The cars leaving the city on this morning are transporting combatants, the wounded and the dead. Suddenly we manage to get a ride on a road where drivers are waiting every few kilometers and scouts are constantly monitoring the route. It's the road used to take the seriously injured out of the country. A patient, his wounds wrapped in makeshift bandages, lies under a blanket on the back of a small truck that's normally used to transport sheep. But what was meant to be his rescue becomes the last journey for the 25-year-old farmer Ubaid Darish Laban, who became engaged 10 days earlier, and who was struck by a bullet in the head. He dies after 40 kilometers.
The truck stops briefly so that the patient can be given a cardiac massage, but Laban's pupils are wide open and frozen. Nothing can bring him back. The truck turns around, back to his village, Umm Hamamia, to his family and to the cemetery. The news has hardly spread before dozens have gathered around the body.
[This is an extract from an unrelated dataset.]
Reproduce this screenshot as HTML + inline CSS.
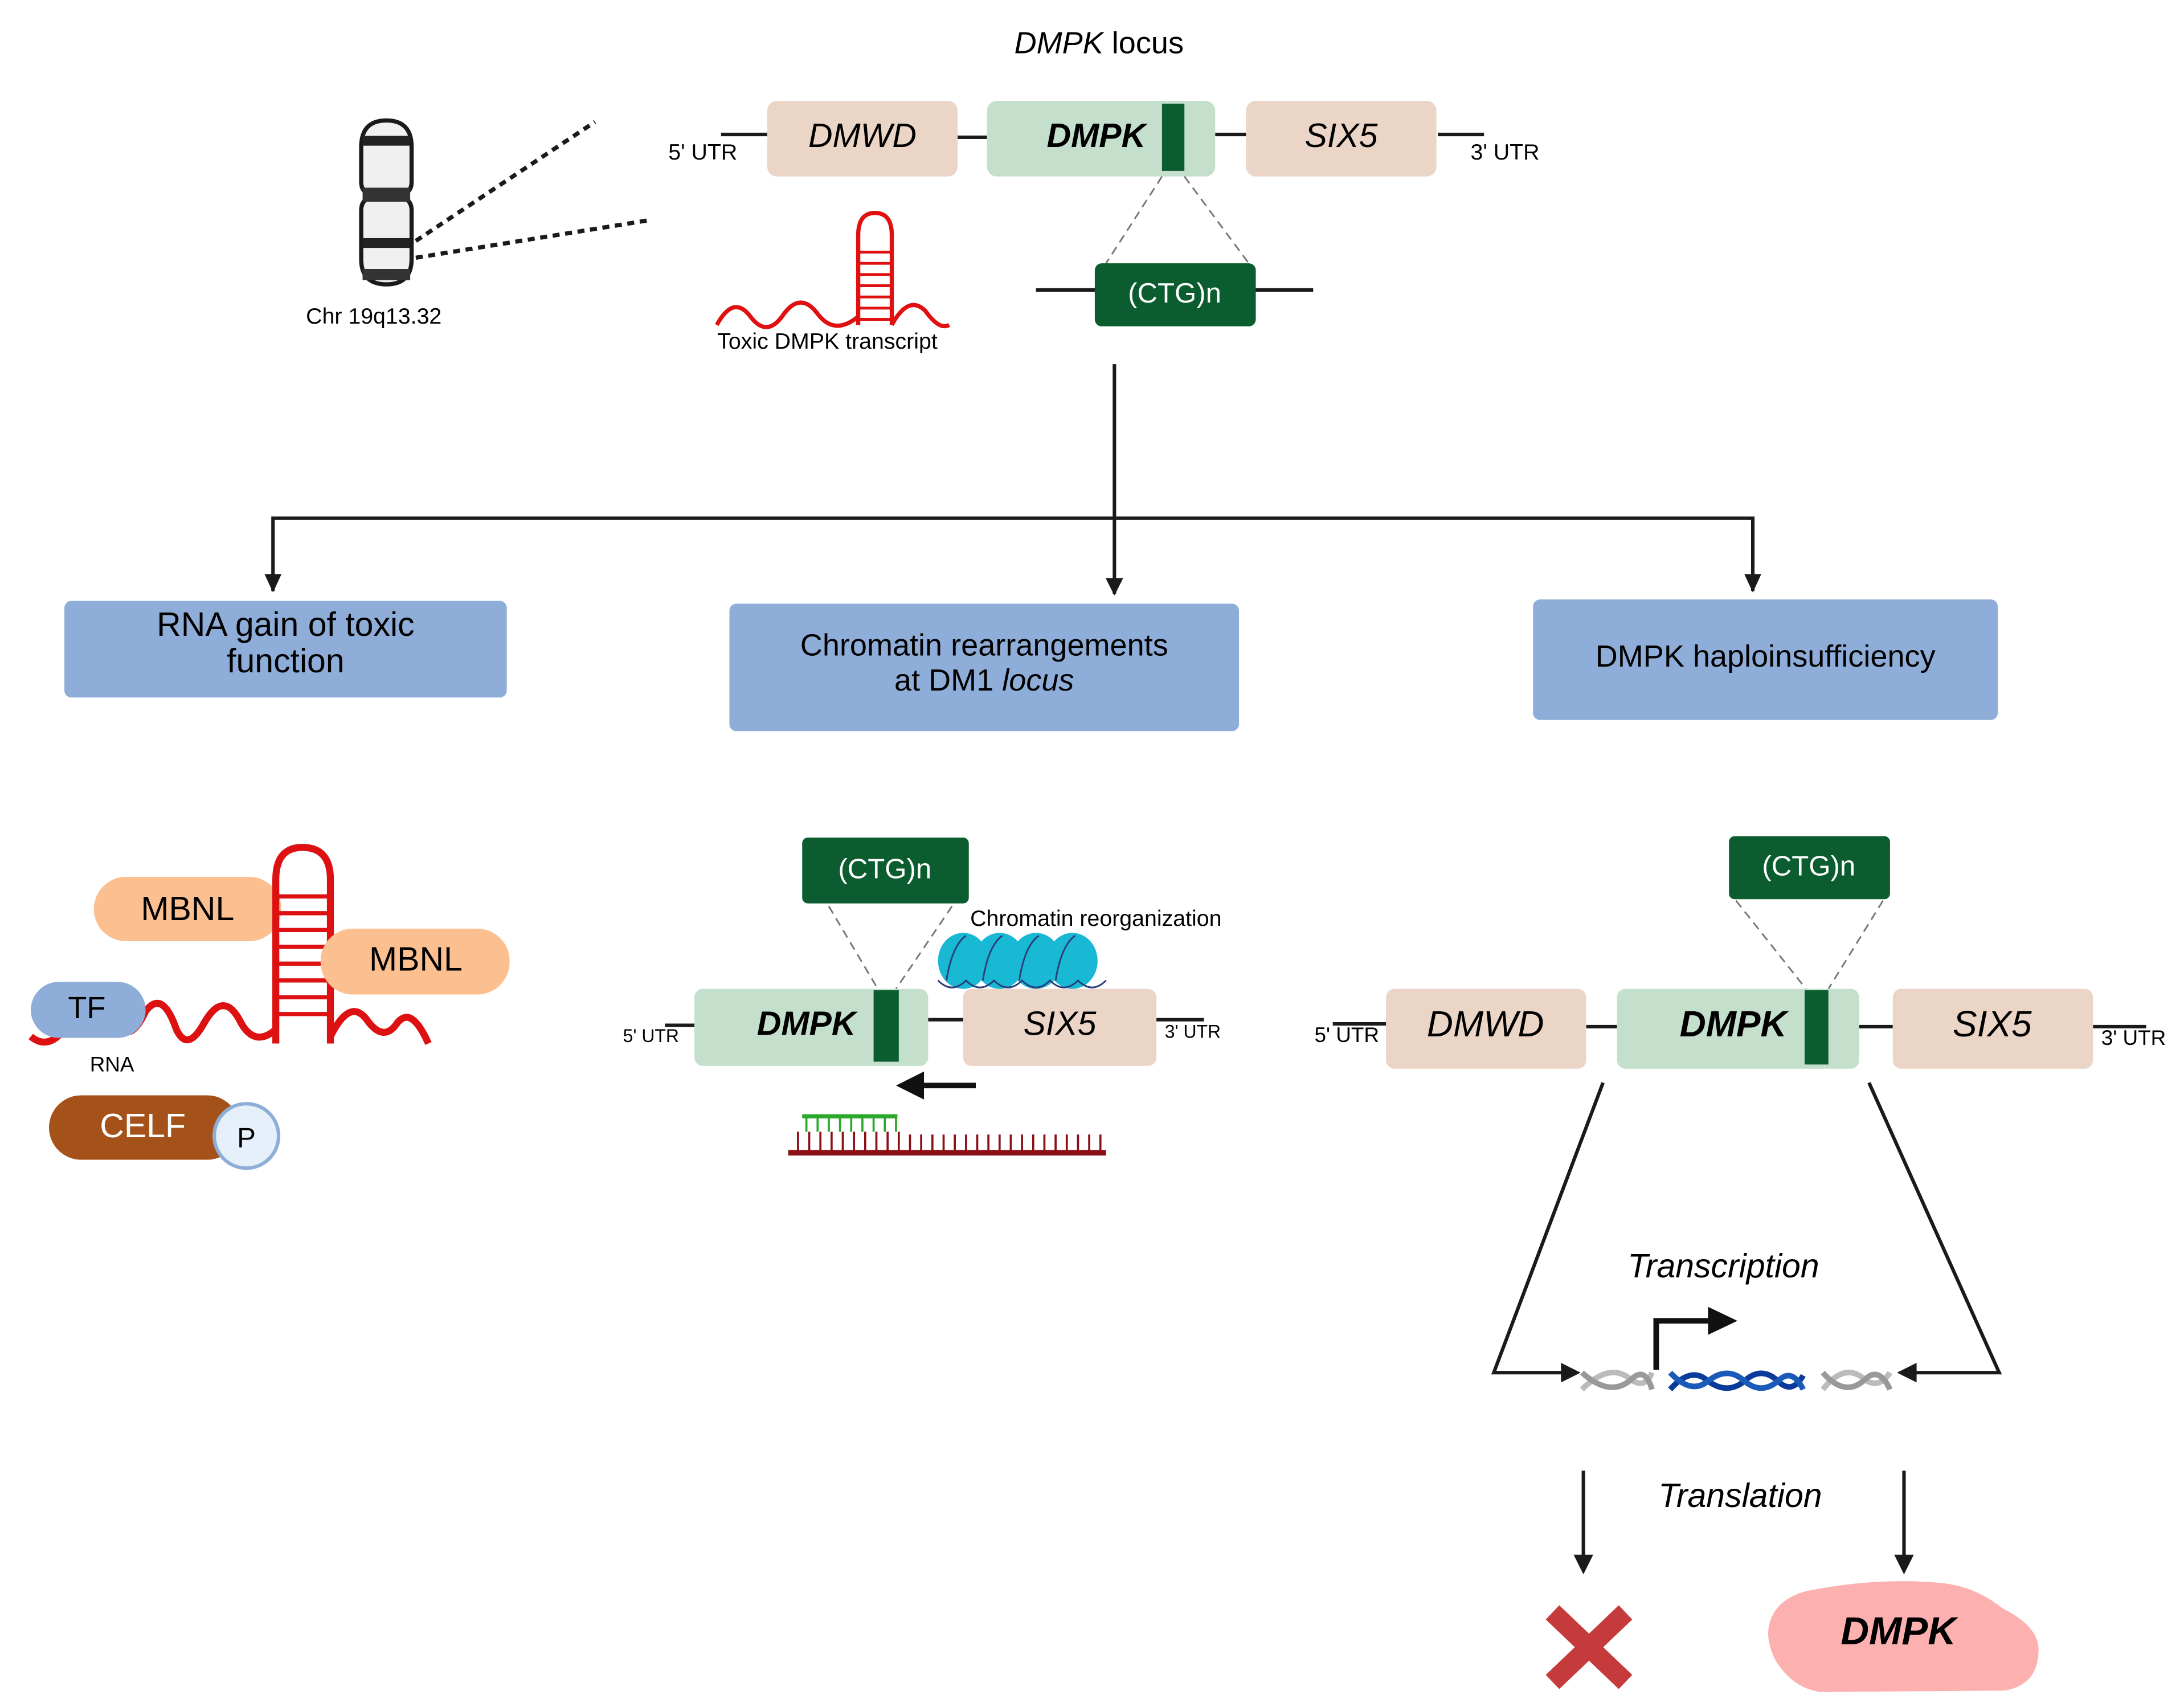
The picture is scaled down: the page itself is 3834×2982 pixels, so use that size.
<!DOCTYPE html>
<html><head><meta charset="utf-8"><style>
html,body{margin:0;padding:0;background:#fff;}
svg{display:block;}
text{font-family:"Liberation Sans",Arial,sans-serif;}
</style></head><body>
<svg width="3834" height="2982" viewBox="0 0 1560 1213" preserveAspectRatio="none" xmlns="http://www.w3.org/2000/svg">
<defs>
<marker id="ah" viewBox="0 0 10 10" refX="9" refY="5" markerWidth="5" markerHeight="5" orient="auto"><path d="M0,0 L10,5 L0,10 z" fill="#1a1a1a"/></marker>
</defs>
<rect width="1560" height="1213" fill="#fff"/>

<!-- Title -->
<text x="785" y="38" font-size="22" text-anchor="middle"><tspan font-style="italic">DMPK</tspan> locus</text>

<!-- chromosome -->
<g stroke="#1a1a1a" stroke-width="3">
<path d="M258,130 L258,105 Q258,86 276,86 Q294,86 294,105 L294,130 Q294,138 285,140 Q294,142 294,150 L294,185 Q294,203 276,203 Q258,203 258,185 L258,150 Q258,142 267,140 Q258,138 258,130 z" fill="#f0f0f0"/>
</g>
<rect x="259" y="97" width="34" height="7" fill="#222"/>
<rect x="259" y="170" width="34" height="7" fill="#222"/>
<rect x="259" y="134" width="34" height="10" fill="#333"/>
<rect x="259" y="192" width="34" height="8" fill="#333"/>
<line x1="297" y1="172" x2="425" y2="87" stroke="#1a1a1a" stroke-width="3" stroke-dasharray="5,4"/>
<line x1="297" y1="184" x2="465" y2="157" stroke="#1a1a1a" stroke-width="3" stroke-dasharray="5,4"/>
<text x="267" y="231" font-size="16" text-anchor="middle">Chr 19q13.32</text>

<!-- top locus -->
<g stroke="#1a1a1a" stroke-width="2.5">
<line x1="515" y1="96" x2="548" y2="96"/>
<line x1="684" y1="98" x2="705" y2="98"/>
<line x1="868" y1="96" x2="890" y2="96"/>
<line x1="1027" y1="96" x2="1060" y2="96"/>
</g>
<text x="502" y="114" font-size="16" text-anchor="middle">5' UTR</text>
<text x="1075" y="114" font-size="16" text-anchor="middle">3' UTR</text>
<rect x="548" y="72" width="136" height="54" rx="7" fill="#ebd5c7"/>
<text x="616" y="105" font-size="24" font-style="italic" text-anchor="middle">DMWD</text>
<rect x="705" y="72" width="163" height="54" rx="7" fill="#c4e0cc"/>
<text x="783" y="105" font-size="24" font-style="italic" font-weight="bold" text-anchor="middle">DMPK</text>
<rect x="830" y="74" width="16" height="48" fill="#0b5c2e"/>
<rect x="890" y="72" width="136" height="54" rx="7" fill="#ebd5c7"/>
<text x="958" y="105" font-size="24" font-style="italic" text-anchor="middle">SIX5</text>
<g stroke="#777" stroke-width="1.2" stroke-dasharray="6,4">
<line x1="830" y1="126" x2="790" y2="188"/>
<line x1="846" y1="126" x2="892" y2="188"/>
</g>
<line x1="740" y1="207" x2="938" y2="207" stroke="#1a1a1a" stroke-width="2.5"/>
<rect x="782" y="188" width="115" height="45" rx="5" fill="#0b5c2e"/>
<text x="839" y="216" font-size="20" fill="#fff" text-anchor="middle">(CTG)n</text>

<!-- toxic transcript -->
<g stroke="#e01010" stroke-width="3" fill="none">
<path d="M512,232 Q524,210 536,226 Q548,242 560,224 Q572,208 584,224 Q596,240 613,226"/>
<path d="M613,232 L613,168 Q613,152 625,152 Q637,152 637,168 L637,232"/>
<path d="M637,232 Q649,210 661,222 Q671,236 678,232"/>
</g>
<g stroke="#e01010" stroke-width="2">
<line x1="613" y1="180" x2="637" y2="180"/><line x1="613" y1="188" x2="637" y2="188"/>
<line x1="613" y1="196" x2="637" y2="196"/><line x1="613" y1="204" x2="637" y2="204"/>
<line x1="613" y1="212" x2="637" y2="212"/><line x1="613" y1="220" x2="637" y2="220"/>
<line x1="613" y1="228" x2="637" y2="228"/>
</g>
<text x="591" y="249" font-size="16" text-anchor="middle">Toxic DMPK transcript</text>

<!-- connectors -->
<g stroke="#1a1a1a" stroke-width="2.5" fill="none">
<line x1="796" y1="260" x2="796" y2="424" marker-end="url(#ah)"/>
<polyline points="195,422 195,370 1252,370 1252,422" />
</g>
<path d="M189,410 L201,410 L195,423 z" fill="#1a1a1a"/>
<path d="M1246,410 L1258,410 L1252,423 z" fill="#1a1a1a"/>

<!-- blue boxes -->
<rect x="46" y="429" width="316" height="69" rx="5" fill="#8eadd8"/>
<text x="204" y="454" font-size="24" text-anchor="middle">RNA gain of toxic</text>
<text x="204" y="480" font-size="24" text-anchor="middle">function</text>
<rect x="521" y="431" width="364" height="91" rx="5" fill="#8eadd8"/>
<text x="703" y="468" font-size="22" text-anchor="middle">Chromatin rearrangements</text>
<text x="703" y="493" font-size="22" text-anchor="middle">at DM1 <tspan font-style="italic">locus</tspan></text>
<rect x="1095" y="428" width="332" height="86" rx="5" fill="#8eadd8"/>
<text x="1261" y="476" font-size="22" text-anchor="middle">DMPK haploinsufficiency</text>

<!-- left bottom -->
<rect x="67" y="626" width="134" height="46" rx="23" fill="#fbbf90"/>
<text x="134" y="657" font-size="24" text-anchor="middle">MBNL</text>
<g stroke="#dd1111" stroke-width="5" fill="none">
<path d="M22,740 Q34,750 46,735 M58,740 Q72,712 82,728 Q92,748 104,722 Q116,706 126,735 Q134,752 146,730 Q160,706 172,730 Q182,748 197,735"/>
<path d="M197,745 L197,628 Q197,605 216,605 Q236,605 236,628 L236,745"/>
<path d="M236,740 Q250,712 262,728 Q274,745 284,730 Q294,718 306,745"/>
</g>
<g stroke="#dd1111" stroke-width="3">
<line x1="197" y1="640" x2="236" y2="640"/><line x1="197" y1="652" x2="236" y2="652"/>
<line x1="197" y1="664" x2="236" y2="664"/><line x1="197" y1="676" x2="236" y2="676"/>
<line x1="197" y1="688" x2="236" y2="688"/><line x1="197" y1="700" x2="236" y2="700"/>
<line x1="197" y1="712" x2="236" y2="712"/><line x1="197" y1="724" x2="236" y2="724"/>
</g>
<rect x="229" y="663" width="135" height="47" rx="23" fill="#fbbf90"/>
<text x="297" y="693" font-size="24" text-anchor="middle">MBNL</text>
<rect x="22" y="701" width="82" height="40" rx="20" fill="#8eadd8"/>
<text x="62" y="727" font-size="22" text-anchor="middle">TF</text>
<text x="80" y="765" font-size="15" text-anchor="middle">RNA</text>
<rect x="35" y="782" width="136" height="46" rx="23" fill="#a5521a"/>
<text x="102" y="812" font-size="24" fill="#fff" text-anchor="middle">CELF</text>
<circle cx="176" cy="811" r="23" fill="#e6f0fb" stroke="#8eadd8" stroke-width="2.5"/>
<text x="176" y="819" font-size="20" text-anchor="middle">P</text>

<!-- middle bottom -->
<rect x="573" y="598" width="119" height="47" rx="4" fill="#0b5c2e"/>
<text x="632" y="627" font-size="20" fill="#fff" text-anchor="middle">(CTG)n</text>
<g stroke="#777" stroke-width="1.2" stroke-dasharray="6,4">
<line x1="592" y1="647" x2="627" y2="706"/>
<line x1="680" y1="647" x2="640" y2="706"/>
</g>
<g>
<ellipse cx="688" cy="686" rx="18" ry="20" fill="#19b8d4"/>
<ellipse cx="714" cy="686" rx="18" ry="20" fill="#19b8d4"/>
<ellipse cx="740" cy="686" rx="18" ry="20" fill="#19b8d4"/>
<ellipse cx="766" cy="686" rx="18" ry="20" fill="#19b8d4"/>
<g stroke="#2a3d7a" stroke-width="1.2" fill="none">
<path d="M676,700 Q680,675 690,668 M702,700 Q706,675 716,668 M728,700 Q732,675 742,668 M754,700 Q758,675 768,668"/>
<path d="M670,700 Q680,710 690,700 Q700,710 710,700 Q720,710 730,700 Q740,710 750,700 Q760,710 770,700 Q780,710 790,700"/>
</g>
</g>
<text x="693" y="661" font-size="16">Chromatin reorganization</text>
<g stroke="#1a1a1a" stroke-width="2.5">
<line x1="475" y1="732" x2="496" y2="732"/>
<line x1="663" y1="728" x2="688" y2="728"/>
<line x1="826" y1="728" x2="860" y2="728"/>
</g>
<text x="465" y="744" font-size="13" text-anchor="middle">5' UTR</text>
<text x="852" y="741" font-size="13" text-anchor="middle">3' UTR</text>
<rect x="496" y="706" width="167" height="55" rx="6" fill="#c4e0cc"/>
<text x="576" y="739" font-size="24" font-style="italic" font-weight="bold" text-anchor="middle">DMPK</text>
<rect x="624" y="707" width="18" height="51" fill="#0b5c2e"/>
<rect x="688" y="706" width="138" height="55" rx="6" fill="#ebd5c7"/>
<text x="757" y="739" font-size="24" font-style="italic" text-anchor="middle">SIX5</text>
<line x1="697" y1="775" x2="660" y2="775" stroke="#111" stroke-width="4"/>
<path d="M640,775 L660,765 L660,785 z" fill="#111"/>
<line x1="563" y1="823" x2="790" y2="823" stroke="#8b0f15" stroke-width="4"/>
<line x1="573" y1="797" x2="641" y2="797" stroke="#2aa82a" stroke-width="3"/>
<g stroke="#8b0f15" stroke-width="1.5">
<path d="M570,823V808 M578,823V808 M586,823V808 M594,823V808 M602,823V808 M610,823V808 M618,823V808 M626,823V808 M634,823V808 M642,823V808 M650,823V810 M658,823V810 M666,823V810 M674,823V810 M682,823V810 M690,823V810 M698,823V810 M706,823V810 M714,823V810 M722,823V810 M730,823V810 M738,823V810 M746,823V810 M754,823V810 M762,823V810 M770,823V810 M778,823V810 M786,823V810"/>
</g>
<g stroke="#2aa82a" stroke-width="1.5">
<path d="M576,797V808 M584,797V808 M592,797V808 M600,797V808 M608,797V808 M616,797V808 M624,797V808 M632,797V808 M640,797V808"/>
</g>

<!-- right bottom -->
<rect x="1235" y="597" width="115" height="45" rx="4" fill="#0b5c2e"/>
<text x="1292" y="625" font-size="20" fill="#fff" text-anchor="middle">(CTG)n</text>
<g stroke="#777" stroke-width="1.2" stroke-dasharray="6,4">
<line x1="1240" y1="643" x2="1290" y2="706"/>
<line x1="1345" y1="643" x2="1306" y2="706"/>
</g>
<g stroke="#1a1a1a" stroke-width="2.5">
<line x1="952" y1="731" x2="990" y2="731"/>
<line x1="1133" y1="733" x2="1155" y2="733"/>
<line x1="1328" y1="733" x2="1352" y2="733"/>
<line x1="1495" y1="733" x2="1533" y2="733"/>
</g>
<text x="962" y="744" font-size="15" text-anchor="middle">5' UTR</text>
<text x="1524" y="746" font-size="15" text-anchor="middle">3' UTR</text>
<rect x="990" y="706" width="143" height="57" rx="6" fill="#ebd5c7"/>
<text x="1061" y="740" font-size="26" font-style="italic" text-anchor="middle">DMWD</text>
<rect x="1155" y="706" width="173" height="57" rx="6" fill="#c4e0cc"/>
<text x="1238" y="740" font-size="26" font-style="italic" font-weight="bold" text-anchor="middle">DMPK</text>
<rect x="1289" y="707" width="17" height="53" fill="#0b5c2e"/>
<rect x="1352" y="706" width="143" height="57" rx="6" fill="#ebd5c7"/>
<text x="1423" y="740" font-size="26" font-style="italic" text-anchor="middle">SIX5</text>

<g stroke="#1a1a1a" stroke-width="2.5" fill="none">
<polyline points="1145,773 1067,980 1117,980"/>
<polyline points="1335,773 1428,980 1367,980"/>
<line x1="1131" y1="1050" x2="1131" y2="1112"/>
<line x1="1360" y1="1050" x2="1360" y2="1112"/>
</g>
<path d="M1115,973 L1129,980 L1115,987 z" fill="#1a1a1a"/>
<path d="M1369,973 L1355,980 L1369,987 z" fill="#1a1a1a"/>
<path d="M1124,1110 L1138,1110 L1131,1124 z" fill="#1a1a1a"/>
<path d="M1353,1110 L1367,1110 L1360,1124 z" fill="#1a1a1a"/>
<text x="1231" y="912" font-size="24" font-style="italic" text-anchor="middle">Transcription</text>
<text x="1243" y="1076" font-size="24" font-style="italic" text-anchor="middle">Translation</text>
<!-- helices -->
<g fill="none" stroke-width="4">
<path d="M1130,992 Q1150,972 1165,985 Q1175,992 1180,980" stroke="#bbb"/>
<path d="M1130,980 Q1150,998 1165,985 Q1175,975 1180,992" stroke="#999"/>
<path d="M1193,992 Q1208,975 1220,986 Q1234,996 1246,986 Q1258,975 1270,986 Q1280,996 1288,982" stroke="#0a3a9a"/>
<path d="M1193,980 Q1208,996 1220,986 Q1234,975 1246,986 Q1258,996 1270,986 Q1280,976 1288,992" stroke="#1a5ab8"/>
<path d="M1302,992 Q1318,972 1332,985 Q1342,992 1350,980" stroke="#bbb"/>
<path d="M1302,980 Q1318,998 1332,985 Q1342,975 1350,992" stroke="#999"/>
</g>
<polyline points="1183,978 1183,943 1222,943" stroke="#111" stroke-width="4" fill="none"/>
<path d="M1220,933 L1241,943 L1220,953 z" fill="#111"/>
<!-- X -->
<g stroke="#c53b3b" stroke-width="14" stroke-linecap="square">
<line x1="1114" y1="1156" x2="1156" y2="1196"/>
<line x1="1156" y1="1156" x2="1114" y2="1196"/>
</g>
<!-- protein -->
<path d="M1290,1136 Q1340,1126 1385,1130 Q1410,1132 1430,1148 Q1458,1162 1456,1180 Q1455,1203 1432,1207 L1300,1208 Q1280,1205 1268,1185 Q1258,1165 1268,1150 Q1275,1140 1290,1136 z" fill="#fdb0b0"/>
<text x="1356" y="1174" font-size="28" font-weight="bold" font-style="italic" text-anchor="middle">DMPK</text>
</svg>
</body></html>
At the cemetery, the men furiously hack into the sunbaked ground, as if it to vent their feelings of rage and helplessness. They tell the mother that she shouldn't weep, because Laban is now a martyr. While invoking paradise, they carry his lifeless body in a circle a few times, but before they can lower the dead man into his grave, a panic erupts. A helicopter has appeared on the horizon. The mourners scatter and take cover behind walls and olive trees. A handful of men, in defiance of death, complete the funeral. Then quiet returns to the small village cemetery in the middle of Syria.